NHS England publishes 2023/24 priorities and guidance


NHS England (NHSE) published their 2023/24 priorities and operational planning guidance on 23 December 2022. The full guidance is available here. The document outlines key priorities for NHS spending and focus for the year ahead.  

The guidance sets out 30+ objectives for 2023/24, including:

  • Improve A&E waiting times so that no less than 76% of patients are seen within 4 hours by March 2024.
  • Eliminate waits of over 65 weeks for elective care by March 2024 (except where patients choose to wait longer or in specific specialties).
  • Increase the percentage of patients that receive a diagnostic test within six weeks in line with the March 2025 ambition of 95%.
  • Improve access to mental health support for children and young people in line with the national ambition for 345,000 additional individuals aged 0-25 accessing NHS funded services (compared with 2019).
  • Increase the number of adults and older adults accessing IAPT treatment.
  • Recover the dementia diagnosis rate to 66.7%.
  • Ensure 75% of people aged over 14 on GP learning disability registers receive an annual health check and health action plan by March 2024.

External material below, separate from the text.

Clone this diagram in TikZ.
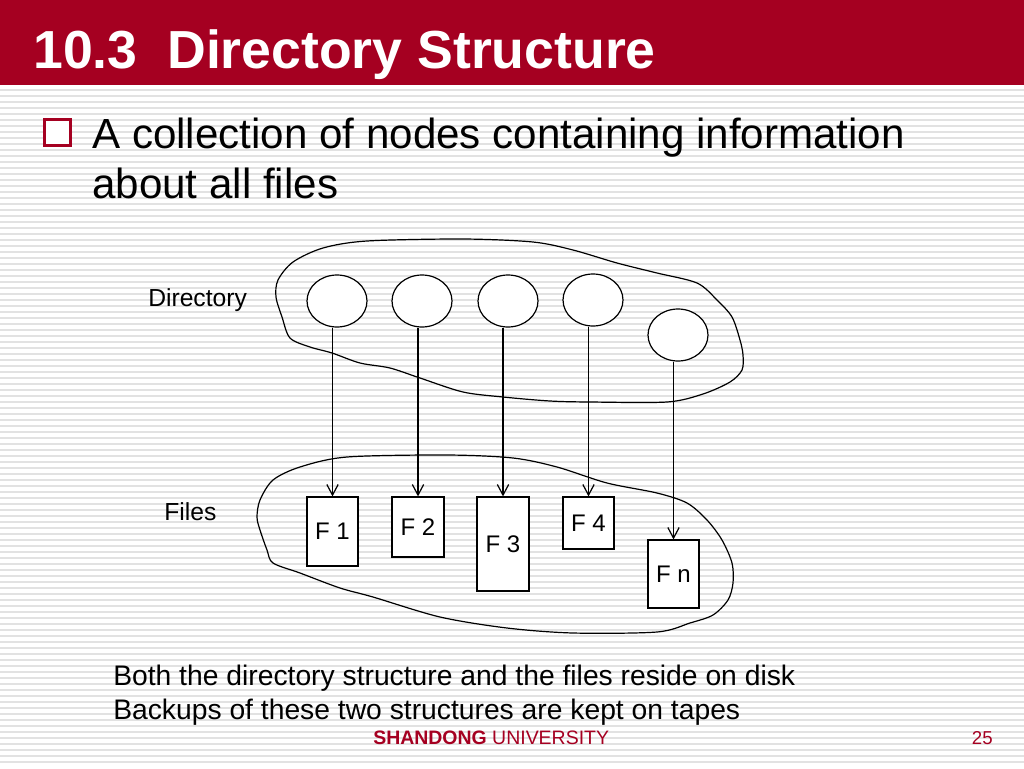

Improving waiting times, access to mental health support

Importantly, the guidance states that the system ought to “deliver a balanced net system financial position for 2023/24”, and meet the 2.2% efficiency target agreed with government and improve levels of productivity.

The annex sets out suggested actions for each objective area, including reviewing workforce needs (and growth plans), purchasing medicines at “the most efficient price point”, reducing outpatient follow-up (a potential key risk for neurology services in particular), and improving the collection and utilisation of data across a number of settings (including mental health, improved automation of activity data collection, and federalised data platform).

Reviewing workforce needs and improving data collection

We particularly welcome plans to reduce waiting times for elective care and increase access to mental health support for adults, children and young people, improved collection and use of data, and reviewing workforce needs.

Concerns: reducing out-patient follow up and representing the neuro community

However, we are concerned that reducing the amount of outpatient follow-up may have an adverse impact on many people with neurological conditions and could mean that they miss out on much needed care. In addition, the potential unintended consequences of targets to cut elective waiting times need to be thoroughly and openly considered. Any plans to address these priorities must be shaped by people and communities, including people with neurological conditions. We will continue to work with and challenge with the NHS to ensure that people affected by neurological conditions are heard and represented.